Bienvenue, donc, à l'exocosmologie. Certes, le chemin est encore long et semé d'embuches... Il est possible que Planck ne voie rien de tangible quant à la question de l'au-delà. "Les signaux dont il s'agit sont d'une intensité minuscule, rappelle Damour. Qui sait s'ils ne resteront pas noyés dans le bruit de fond de l'Univers"...

UNE DISCIPLINE FORCÉMENT A PART

Dans ce cas, il faudrait attendre l’éventuelle construction de LISA, un interféromètre spatial capable d’observer directement les ondes gravitationnelles primordiales, voire ses successeurs, pour obtenir des détails plus précis sur les fluctuations de ces ondes. Quoi qu’il en soit, l'exocosmologie, comme la cosmologie d’ailleurs, restera toujours une discipline à part. Comme l'explique Dan Israel, à l'Institut d’astrophysique de Paris, "contrainement aux sciences expérimentales, comme la physique ou la chimie, où l'on peut réitérer autant de fois que nécessaire une expérience, nous ne disposons que d'un seul Univers ! Alors comment être sûr qu'un signal observé est bien la conséquence observationnelle d’un scénario théorique, et non, tout simplement, une fluctuation statistique sans signification particulière ? Lorsqu’on tire à pile ou face une seule fois, il est impossible de dire si la pièce est truquée ou non...
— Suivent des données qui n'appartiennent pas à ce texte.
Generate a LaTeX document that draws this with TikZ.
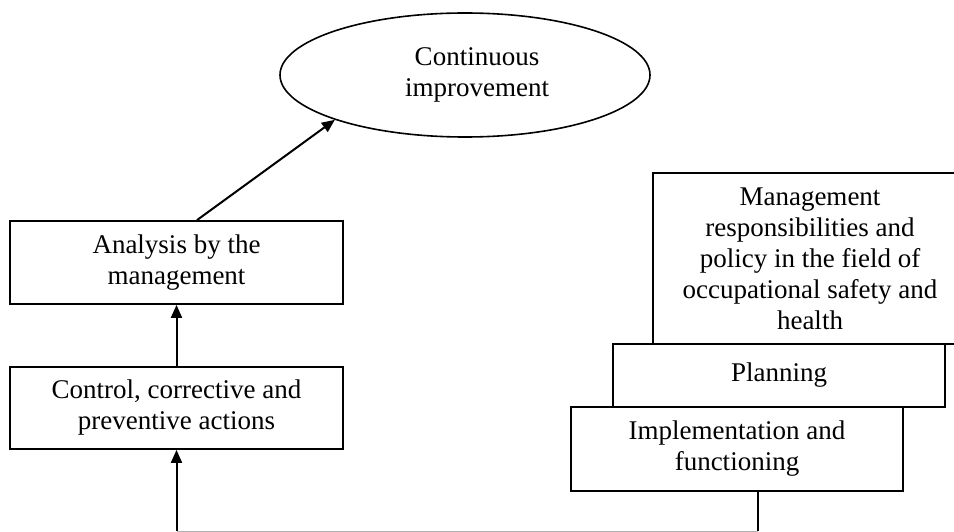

Mais rappelons-nous qu’il y a moins de 150 ans, le savant et philosophe Auguste Comte exhortait les scientifiques à ne point parler de l’Univers, sous peine de confondre idéologie et connaissance. Et qu'il a fallu attendre 1915 et l’avènement de la théorie de la relativité générale pour que l’Univers devienne un objet scientifique, puis les années 1960 pour que les spéculations sur le cosmos se confrontent à des observations irréfutables. Bref, pour s’imposer, il aura fallu à la cosmologie pas moins d’un demi-siècle. L'exocosmologie, elle, n’en est qu'au début du chemin.